Since the proposal of Federal Law No. 526-FZ (the Law) in December 2014, the Russian data protection regulator (Roscomnadzor) has not issued any official comments on the application of the new Law. Roscomnadzor did recently hold several meetings with a number of representatives of major IT companies in Russia to make sure that these companies will be ready to comply with the new requirements by the time the Law comes into force on 1 September 2015, and to discuss how to apply the new Law. What was said during the meetings is not publicly known and companies which participated in these meetings have not shared many details. However, we know that during these meetings, Roscomnadzor mentioned that after the law has come into force, it will audit more than 300 companies by the end of 2015. A full list of such companies is not available (although some potential “targets” were mentioned). It is unclear whether the list would include Russian companies only or foreign companies as well and in case of the latter, it is unclear how the audit will be conducted in practice in the absence of proper cross-border investigation tools.

However, the Russian Ministry of Communications and Mass Media (MinComSvyaz), which is not the same as Roscomnadzor but is the Ministry which controls Roscomnadzor, published comments and a set of FAQs (in Russian only) in connection with the application of the Law. These comments and FAQs are not binding, but are likely to be adhered to in practice by administrative authorities and courts. At first glance MinComSvyaz appear to take a reasonably liberal view of the broadly drafted laws, but until there are practical examples, it is hard to form a definitive view.

Here is a high level summary of the MinComSvyaz guidance.

Scope of application – foreign persons: MinComSvyaz states that the new laws apply to a foreign company with no branch / physical presence in Russia if such company and/or its website “directs its activities to” Russia. According to MinComSvyaz, this criteria is similar to the one set out in clause 15(1) of EU Regulation 44/2001 with respect to definition of jurisdiction over consumer contracts. MinComSvyaz states that the following features indicate that a foreign company “directs its activities to” Russia: The company uses a Russian domain name – federal or regional – such as .ru, .su, .??; or there is a Russian language version of the website and either there are references to RUB as possible currency of payment of services provided / goods supplied by the company; or there are links/advertisements in Russian to the website, etc.

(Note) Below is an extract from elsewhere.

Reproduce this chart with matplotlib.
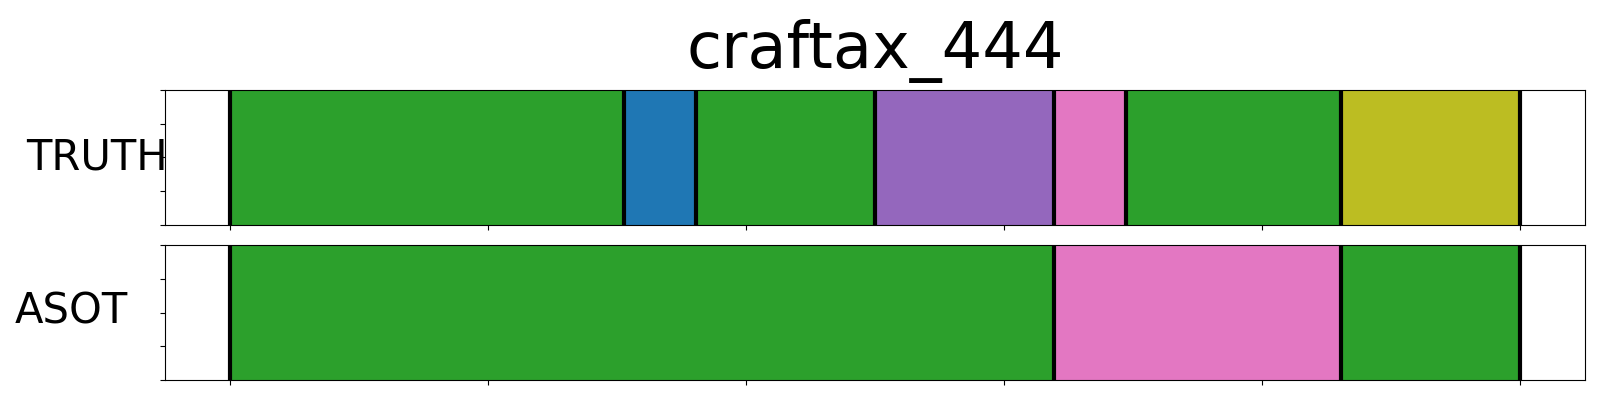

Scope of application – timing: MinComSvyaz states that the new rules will not have retroactive effect, however, any processing of personal data of Russian citizens on databases located abroad is not allowed after the Law has entered into force.  It should be noted that MinComSvyaz has said that in their view the notion of “collection” of personal data (which is prohibited in accordance with the new rules unless such data is stored in Russia) excludes receipt by a company from another company in the same group of contact details of employees of the latter. This exclusion should allow a simple exchange of business email-addresses and contact details, but should not go beyond that in practice. MinComSvyaz does not specify which employee data would exactly be covered by this exemption, and does not provide any information about any other exemptions which could apply to other data such as marketing data.

Cross border transfer: MinComSvyaz states that despite the new Law mere cross border transfer of personal data of Russian citizens should be allowed (subject to the consent of the individual in question), however, any further processing of such personal data without localization in Russia is banned.

MinComSvyaz clearly says that further processing abroad (without the use of a database located in Russia) may not be allowed even if the relevant individual has given its consent to processing of its personal data abroad (the aim seems to be to ensure that a complete copy of all data is retained in Russia). It is unclear if processing from abroad but through a database in Russia (by way of remote access) would be allowed.

Remote access: MinComSvyaz states that it is permitted to provide people abroad with access to databases located in Russia (the key feature is location of the database and not the person who accesses the personal data within such database).

Citizenship: MinComSvyaz agrees that the Law does not set out clear requirements as to how citizenship of a person can be established and allows data operators to determine this themselves based on their activities. In our opinion, “based on their activities” is a broad concept and may be interpreted widely, which opens Russian companies up to a degree of risk.

Reliance on the user: MinComSvyaz says that data operators can generally rely on information the users provide confirming their citizenship, but should endeavor to check whether this information is correct. No further guidance is provided on how such confirmation should be sought or information should be checked.

Back-up copies: MinComSvyaz reiterates that the new rules do not distinguish between the “original” copy in Russia and the “back-up” copy abroad. However, their view is that provided that personal data has been collected and processed in Russia, any change or amendment to such personal data is always first collected, stored and further processed in Russia and any subsequent processing abroad is 100% analogous to the processing already done in Russia. Subsequent duplication / duplicative processing (i.e. a backup) abroad is not prohibited. The new rules prohibit a situation, where there is more information on a database abroad than on a database located in Russia or where information on the database abroad is more up-to-date than information on a database located in Russia.